A report from Bloomberg Markets Magazine reveals details about the infamous super secret emergency loans that the United States Federal reserve administered to rescue the nations largest banks.
The total money committed after adding up the guarantees and loans amounts to $7.77 Trillion Dollars, which if distributed among the American citizens would amount to $30,000 dollars for every man, woman and child in the country, the financial report from March 2009 said.
While the number might still seem to be huge, the Fed actually did this to keep the banking system afloat during the financial crisis. It’s nice of them to think so much about the banks rather than the citizens of the Country.
As pointed out by Felix Salmon at Reuters:
“On September 16, 2008,Morgan Stanleyowed $21.5 billion to the Fed. The next day, that number doubled, to $40.5 billion. And eight working days later, on the 29th, the bank’s total borrowings from the Fed reached $107 billion. The Fed didn’t blink: it kept on lending, as much as it could, to any bank which needed the money, because, in a crisis, that’s its job.”
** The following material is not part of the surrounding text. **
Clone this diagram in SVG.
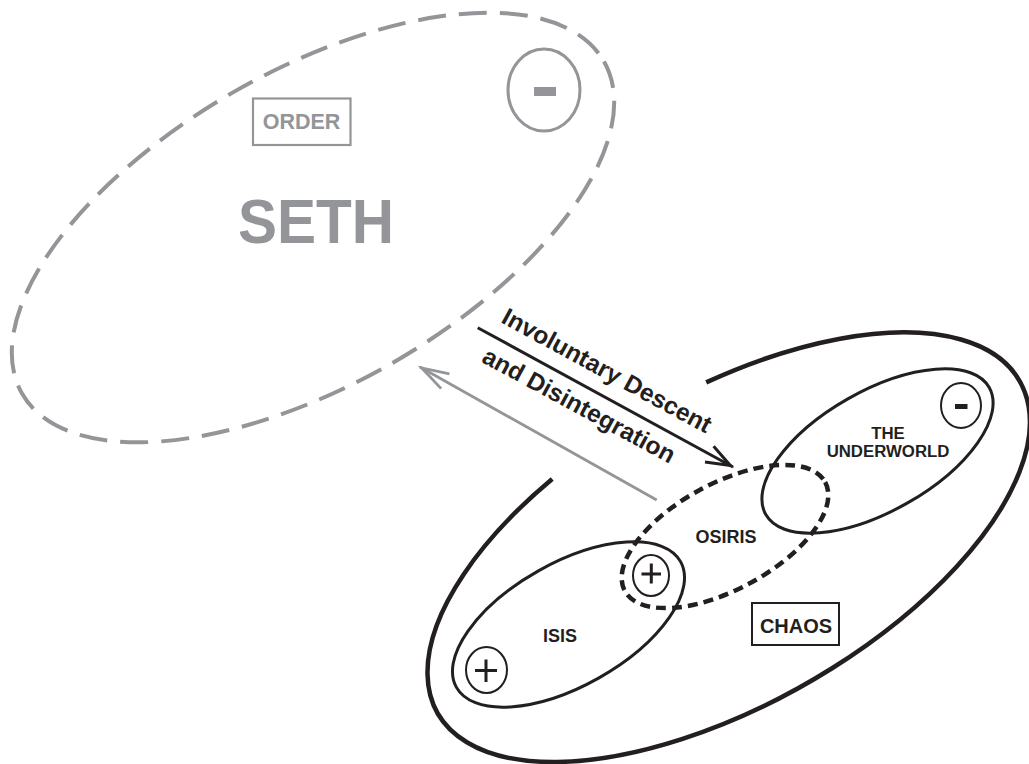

It’s quite interesting to know that the information was disclosed so late and it seems fair isn’t it? No investigation agency has any jurisdiction to interfere in the matters of Federal Reserve neither does the government.
The new Financial regulations would have been better if this report were disclosed earlier.
Because the lawmakers were kept in dark and Federal reserve can do that because of the Federal Reserve Act of 1913, they had no access to information about the lending of Secret loans to the National Banks, Otherwise the Dodd-Frank Wallstreet Reform and Consumer Protection Act would be better than what it is.